The American Legislative Exchange Council
September 12, 2013 11:02 pm Leave your thoughts
“The sovereign integrity of the nation state, opposition to European federalism and a renewed respect for true subsidiarity,” is the fifth of the 10 principles set out in the Prague Declaration, the constituent declaration of the European Conservatives and Reformists. 26 of the 56 MEPs in the ECR are British Conservatives, while a twenty-seventh is drawn from their Ulster Unionist allies.
Yet 12 ECR MEPs, seven of whom are British Conservatives, are members of the American Legislative Exchange Council. There is also a UKIPite who was elected as a Conservative, a Swedish Moderate who is therefore a member of the European People’s Party, and a Flemish separatist.
ALEC, you see, claims to be “federalist” but seems to have adopted the European rather than the American definition of the word. It is a body of State Legislators who undertake to ensure that their respective states all adopt identical legislation drafted by that body’s corporate backers.

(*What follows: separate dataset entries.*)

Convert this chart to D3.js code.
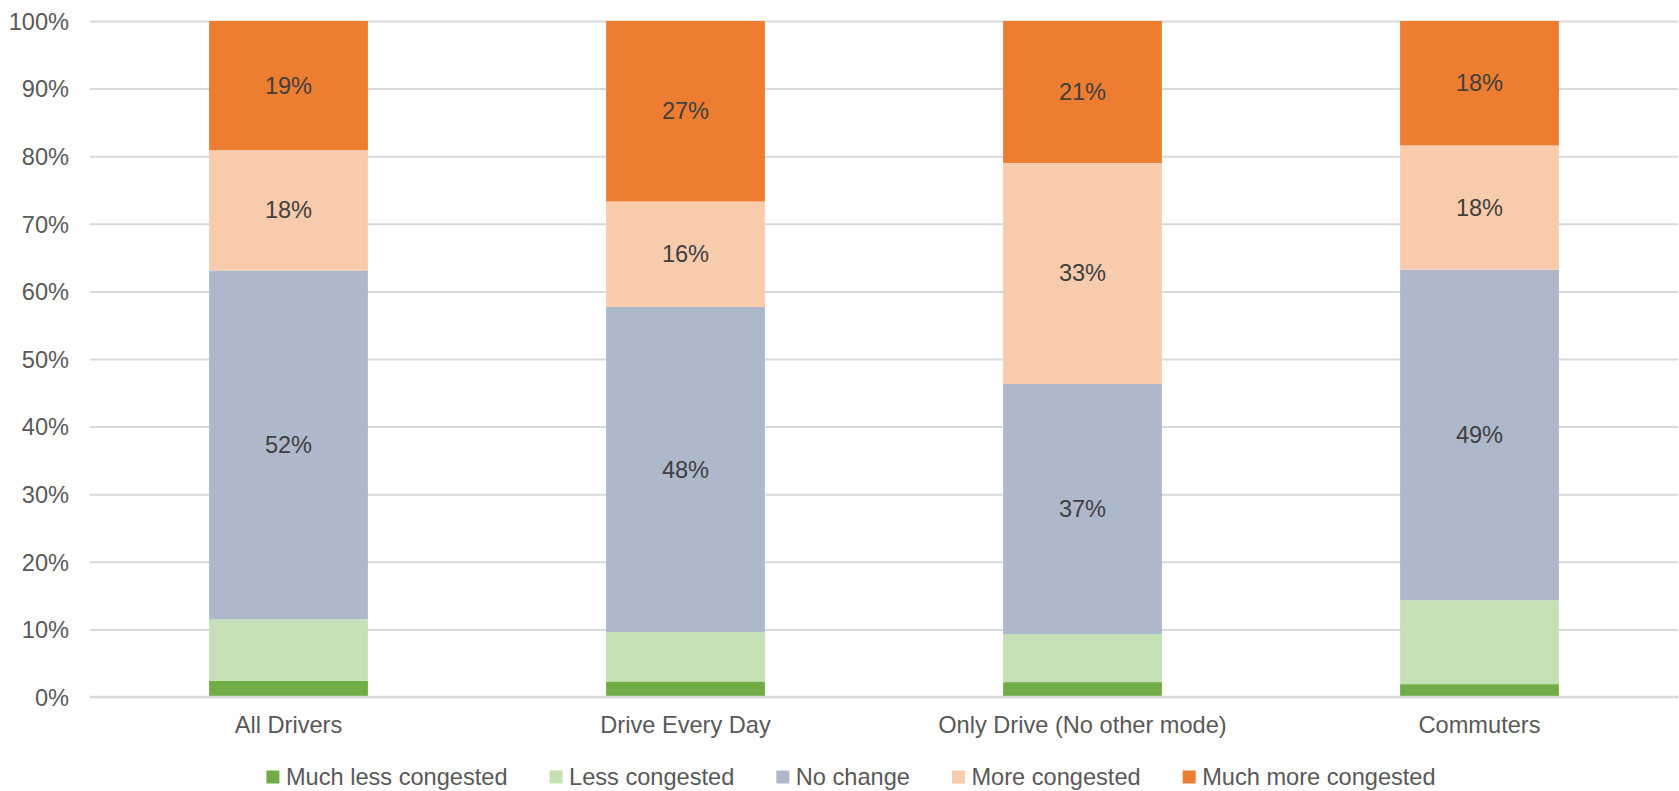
<!DOCTYPE html>
<html>
<head>
<meta charset="utf-8">
<script src="https://cdn.jsdelivr.net/npm/d3@7"></script>
<style>
  html, body { margin: 0; padding: 0; background: #ffffff; }
  svg { display: block; font-family: "Liberation Sans", Arial, sans-serif; }
</style>
</head>
<body>
<svg id="chart" width="1679" height="791"></svg>
<script>
// ---- data ----
const categories = ["All Drivers", "Drive Every Day", "Only Drive (No other mode)", "Commuters"];
const seriesNames = ["Much less congested", "Less congested", "No change", "More congested", "Much more congested"];
const muchLessCongested = [2.4, 2.3, 2.2, 1.9];
const lessCongested = [9.1, 7.3, 7.1, 12.4];
const noChange = [51.6, 48.1, 37.0, 48.9];
const moreCongested = [17.8, 15.6, 32.7, 18.4];
const muchMoreCongested = [19.1, 26.7, 21.0, 18.4];
const yTicks = [0, 10, 20, 30, 40, 50, 60, 70, 80, 90, 100];
const showLabels = [false, false, true, true, true];

const seriesValues = [muchLessCongested, lessCongested, noChange, moreCongested, muchMoreCongested];
const colors = ["#70AD47", "#C5E0B4", "#ADB9CA", "#F8CBAD", "#ED7D31"];

// ---- layout ----
const W = 1679, H = 791;
const plot = { left: 90, right: 1678, top: 21, bottom: 697 };
const FS = 23.6;

const svg = d3.select("#chart");

const x = d3.scaleBand()
  .domain(categories)
  .range([plot.left, plot.right])
  .paddingInner(0.6)
  .paddingOuter(0.3);

const y = d3.scaleLinear().domain([0, 100]).range([plot.bottom, plot.top]);

// table for stacking
const table = categories.map((c, i) => {
  const row = { category: c };
  seriesNames.forEach((s, j) => { row[s] = seriesValues[j][i]; });
  return row;
});
const stacked = d3.stack().keys(seriesNames)(table);

// gridlines
const grid = svg.append("g")
  .attr("transform", `translate(${plot.left},0)`)
  .call(d3.axisLeft(y).tickValues(yTicks.filter(t => t > 0)).tickSize(-(plot.right - plot.left)).tickFormat(""));
grid.select(".domain").remove();
grid.selectAll(".tick line").attr("stroke", "#D9D9D9").attr("stroke-width", 2);

// bars
const layers = svg.append("g").selectAll("g")
  .data(stacked)
  .join("g")
  .attr("fill", (d, i) => colors[i]);

layers.selectAll("rect")
  .data(d => d)
  .join("rect")
  .attr("x", d => x(d.data.category))
  .attr("width", x.bandwidth())
  .attr("y", d => y(d[1]))
  .attr("height", d => y(d[0]) - y(d[1]));

// baseline
svg.append("line")
  .attr("x1", plot.left).attr("x2", plot.right)
  .attr("y1", y(0)).attr("y2", y(0))
  .attr("stroke", "#D9D9D9").attr("stroke-width", 2.5);

// data labels
stacked.forEach((layer, i) => {
  if (!showLabels[i]) return;
  svg.append("g").selectAll("text")
    .data(layer)
    .join("text")
    .attr("x", d => x(d.data.category) + x.bandwidth() / 2)
    .attr("y", d => y((d[0] + d[1]) / 2))
    .attr("text-anchor", "middle")
    .attr("dominant-baseline", "central")
    .attr("font-size", FS)
    .attr("fill", "#404040")
    .text(d => Math.round(d[1] - d[0]) + "%");
});

// y axis labels
const yAxis = svg.append("g")
  .attr("transform", `translate(${plot.left},0)`)
  .call(d3.axisLeft(y).tickValues(yTicks).tickSize(0).tickPadding(21).tickFormat(d => d + "%"));
yAxis.select(".domain").remove();
yAxis.selectAll("text")
  .attr("font-size", FS)
  .attr("font-family", "\"Liberation Sans\", Arial, sans-serif")
  .attr("fill", "#595959")
  .attr("dy", "0.35em");

// x axis labels
const xAxis = svg.append("g")
  .attr("transform", `translate(0,${plot.bottom})`)
  .call(d3.axisBottom(x).tickSize(0).tickPadding(19));
xAxis.select(".domain").remove();
xAxis.selectAll("text")
  .attr("font-size", FS)
  .attr("font-family", "\"Liberation Sans\", Arial, sans-serif")
  .attr("fill", "#595959")
  .attr("dy", "0.71em");

// legend
const legend = svg.append("g");
const sw = 13, swGap = 6.5, itemGap = 42, legendY = 777;
let cx = 0;
const items = [];
seriesNames.forEach((name, i) => {
  const g = legend.append("g");
  g.append("rect")
    .attr("x", 0).attr("y", -sw / 2).attr("width", sw).attr("height", sw)
    .attr("fill", colors[i]);
  const t = g.append("text")
    .attr("x", sw + swGap).attr("y", 0)
    .attr("dominant-baseline", "central")
    .attr("font-size", FS)
    .attr("fill", "#595959")
    .text(name);
  const w = sw + swGap + t.node().getComputedTextLength();
  g.attr("transform", `translate(${cx},${legendY})`);
  items.push(g);
  cx += w + itemGap;
});
const totalW = cx - itemGap;
const legendLeft = 851 - totalW / 2;
legend.attr("transform", `translate(${legendLeft},0)`);
</script>
</body>
</html>
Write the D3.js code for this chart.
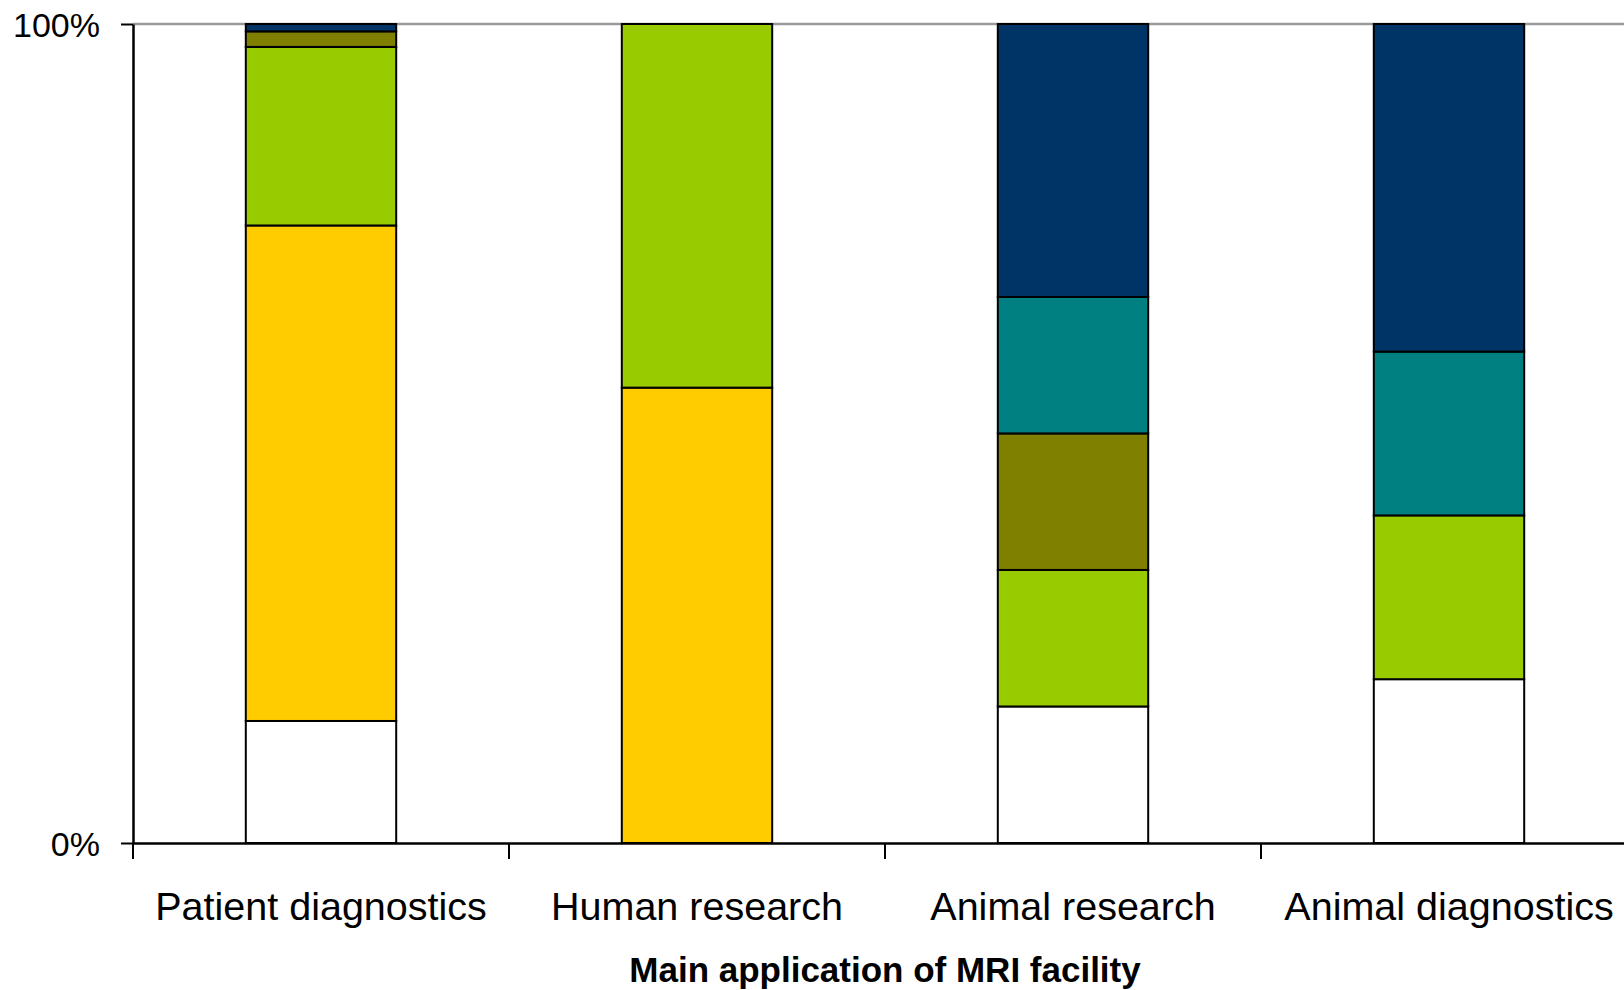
<!DOCTYPE html>
<html>
<head>
<meta charset="utf-8">
<script src="https://cdn.jsdelivr.net/npm/d3@7"></script>
<style>
  html, body { margin: 0; padding: 0; background: #fff; }
  svg { display: block; font-family: "Liberation Sans", Arial, sans-serif; }
</style>
</head>
<body>
<svg id="chart" width="1624" height="990"></svg>
<script>
// Main application categories along the x axis
const categories = ["Patient diagnostics", "Human research", "Animal research", "Animal diagnostics"];

// Share of facilities per segment, bottom to top of each column
const seriesKeys = ["s1", "s2", "s3", "s4", "s5", "s6"];
const s1 = [0.149, 0.000, 0.1667, 0.200];   // white
const s2 = [0.605, 0.556, 0.000, 0.000];    // yellow
const s3 = [0.218, 0.444, 0.1667, 0.200];   // light green
const s4 = [0.019, 0.000, 0.1667, 0.000];   // olive
const s5 = [0.000, 0.000, 0.1666, 0.200];   // teal
const s6 = [0.009, 0.000, 0.3333, 0.400];   // navy
const seriesColors = ["#FFFFFF", "#FFCC00", "#99CC00", "#808000", "#008080", "#003366"];

const yTickValues = [0, 1];
const xTitle = "Main application of MRI facility";

const seriesValues = [s1, s2, s3, s4, s5, s6];
const rows = categories.map((c, i) => {
  const r = { category: c };
  seriesKeys.forEach((k, j) => { r[k] = seriesValues[j][i]; });
  return r;
});

const svg = d3.select("#chart");
const plotLeft = 133, plotRight = 1637, plotTop = 24, plotBottom = 843;

const x = d3.scaleBand()
  .domain(categories)
  .range([plotLeft, plotRight])
  .paddingInner(0.6)
  .paddingOuter(0.3);

const y = d3.scaleLinear().domain([0, 1]).range([plotBottom, plotTop]);
const color = d3.scaleOrdinal().domain(seriesKeys).range(seriesColors);

// gridline at 100%
svg.append("line")
  .attr("x1", plotLeft).attr("x2", 1624)
  .attr("y1", y(1)).attr("y2", y(1))
  .attr("stroke", "#9a9a9a").attr("stroke-width", 2.5);

// stacked columns
const stacked = d3.stack().keys(seriesKeys)(rows);
svg.append("g")
  .selectAll("g")
  .data(stacked)
  .join("g")
  .attr("fill", d => color(d.key))
  .selectAll("rect")
  .data(d => d.filter(p => p[1] - p[0] > 0))
  .join("rect")
  .attr("x", d => x(d.data.category))
  .attr("width", x.bandwidth())
  .attr("y", d => y(d[1]))
  .attr("height", d => y(d[0]) - y(d[1]))
  .attr("stroke", "#000")
  .attr("stroke-width", 2);

// y axis
const yAxis = svg.append("g")
  .attr("transform", `translate(${plotLeft},0)`)
  .call(d3.axisLeft(y).tickValues(yTickValues).tickFormat(d3.format(".0%")).tickSize(12).tickSizeOuter(0).tickPadding(20));
yAxis.select(".domain").attr("stroke", "#000").attr("stroke-width", 2.5);
yAxis.selectAll(".tick line").attr("stroke", "#000").attr("stroke-width", 2);
yAxis.selectAll(".tick text")
  .attr("fill", "#000")
  .attr("font-size", 34)
  .attr("font-family", "Liberation Sans, Arial, sans-serif")
  .attr("dy", "0.36em")
  .attr("x", -33);

// x axis: baseline, category labels centred on each band
const xAxis = svg.append("g")
  .attr("transform", `translate(0,${plotBottom})`)
  .call(d3.axisBottom(x).tickSize(0).tickSizeOuter(0));
xAxis.select(".domain").attr("stroke", "#000").attr("stroke-width", 2.5);
xAxis.selectAll(".tick text")
  .attr("fill", "#000")
  .attr("font-size", 39.5)
  .attr("font-family", "Liberation Sans, Arial, sans-serif")
  .attr("dy", null)
  .attr("y", 77);

// tick marks between categories
const step = x.step();
const boundaries = categories.map(c => x(c) - step * x.paddingOuter());
svg.append("g")
  .selectAll("line")
  .data(boundaries)
  .join("line")
  .attr("x1", d => d).attr("x2", d => d)
  .attr("y1", plotBottom).attr("y2", plotBottom + 16)
  .attr("stroke", "#000").attr("stroke-width", 2);

// x axis title
svg.append("text")
  .attr("x", (plotLeft + plotRight) / 2)
  .attr("y", 982)
  .attr("text-anchor", "middle")
  .attr("font-size", 35)
  .attr("font-weight", "bold")
  .attr("fill", "#000")
  .text(xTitle);
</script>
</body>
</html>
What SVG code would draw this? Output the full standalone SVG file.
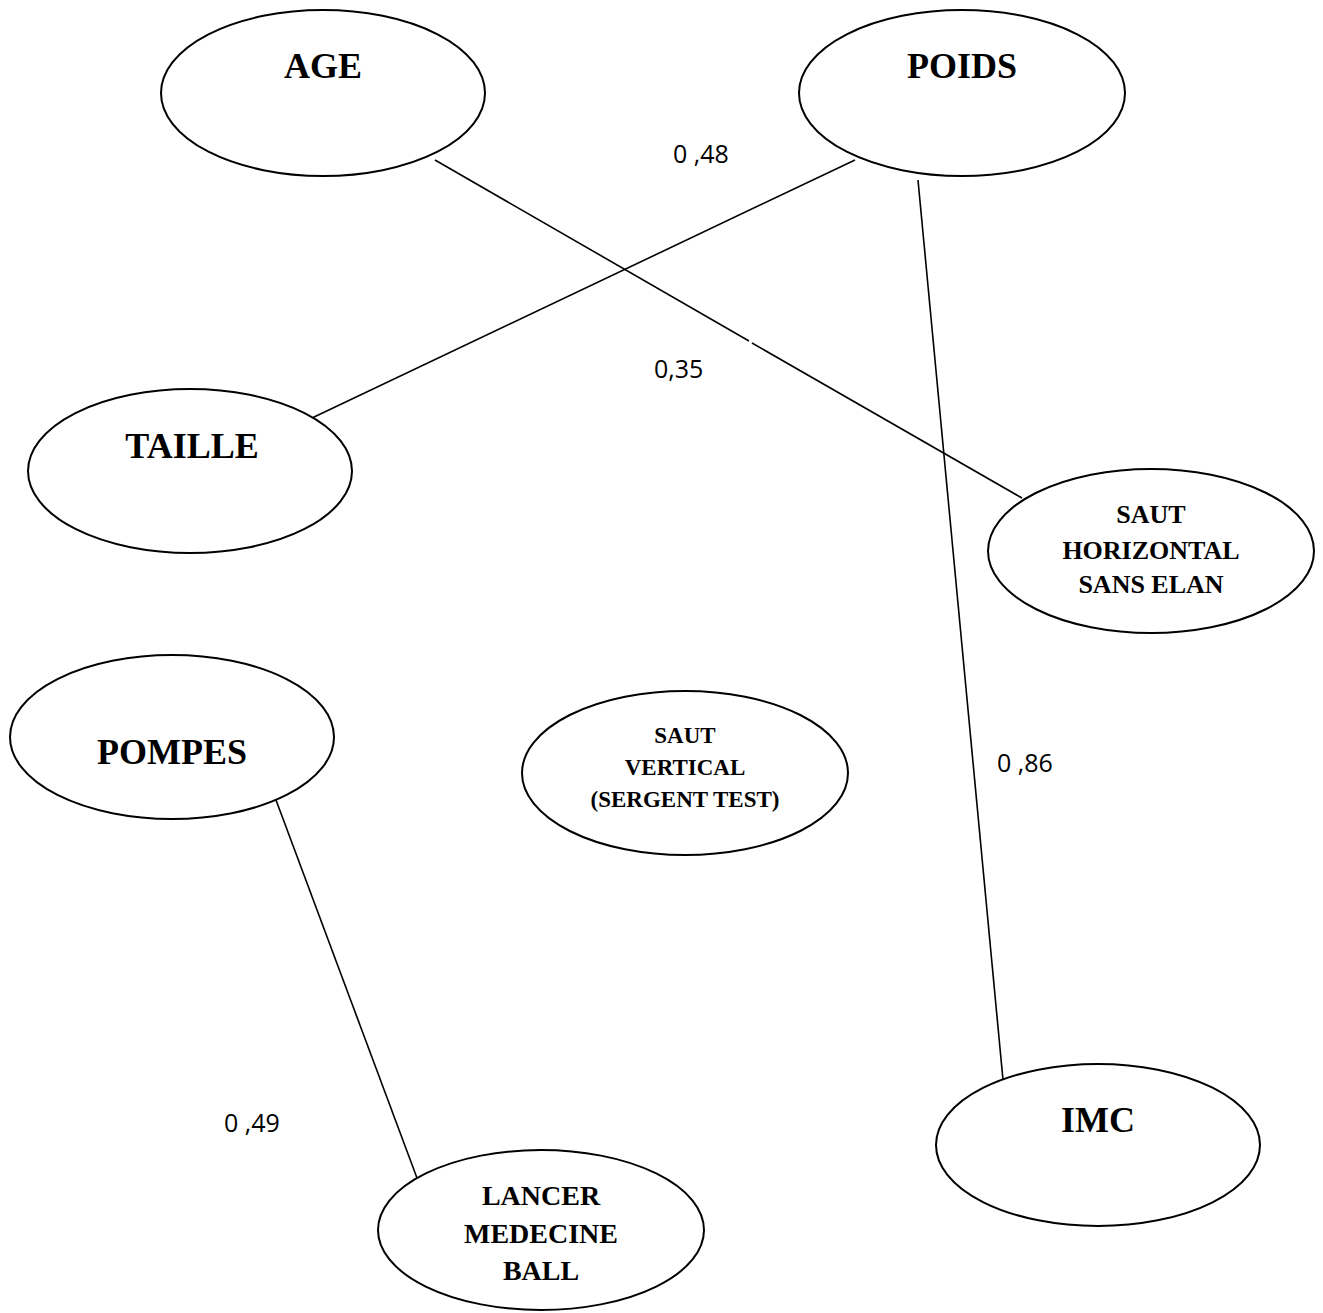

A handful of Democrats does belong to this thing, raising serious questions about the limits of the diversity of the Democratic Party, the Republican Party having arrived at the opposite extreme, with club rights extended only to those who subscribe to each and all of dozens of shibboleths.
But all except two of the State Chairmen are Republicans, and those two hold the office jointly with members of the other party. What was once the GOP provides all of the “Public Co-Chairs” of ALEC’s policy task forces that write the legislation, on which they enjoy no veto power, since that attaches only to the “Private Co-Chairs” who not merely come from, but explicitly represent, their own corporations.
The one for International Relations, which are constitutionally outside the province of State Legislatures but on which work is clearly being done, has as its veto-wielding Private Co-Chair a senior executive of Philip Morris International. To ALEC, the whole of foreign policy is subordinate to the interests of big tobacco.
ALEC contains one Australian Senator, as well as one Georgian MP and one Pakistani Assemblywoman, and possibly also the Alberta Minister of International and Intergovernmental Relations.
All of its other “International Delegates” sit in the European Parliament. There to enact legislation written by giant American corporations, as if the European Parliament were an American State Legislature, with the United Kingdom having much the status of an American county.
Eight of those MEPs sit for the United Kingdom. Seven of them are members of the party led by the Prime Minister of the United Kingdom, and all eight were elected for that party; the eighth is now a member of an entity which laughably calls itself “the United Kingdom Independence Party”.
And no fewer than 12, four fifths of the total, belong to the Group, and include both its Chairman and the Secretary-General of its Europarty, the creation of which was supposed to have been David Cameron’s triumph in the cause of the sovereign integrity of the nation state, opposition to European federalism and a renewed respect for true subsidiarity.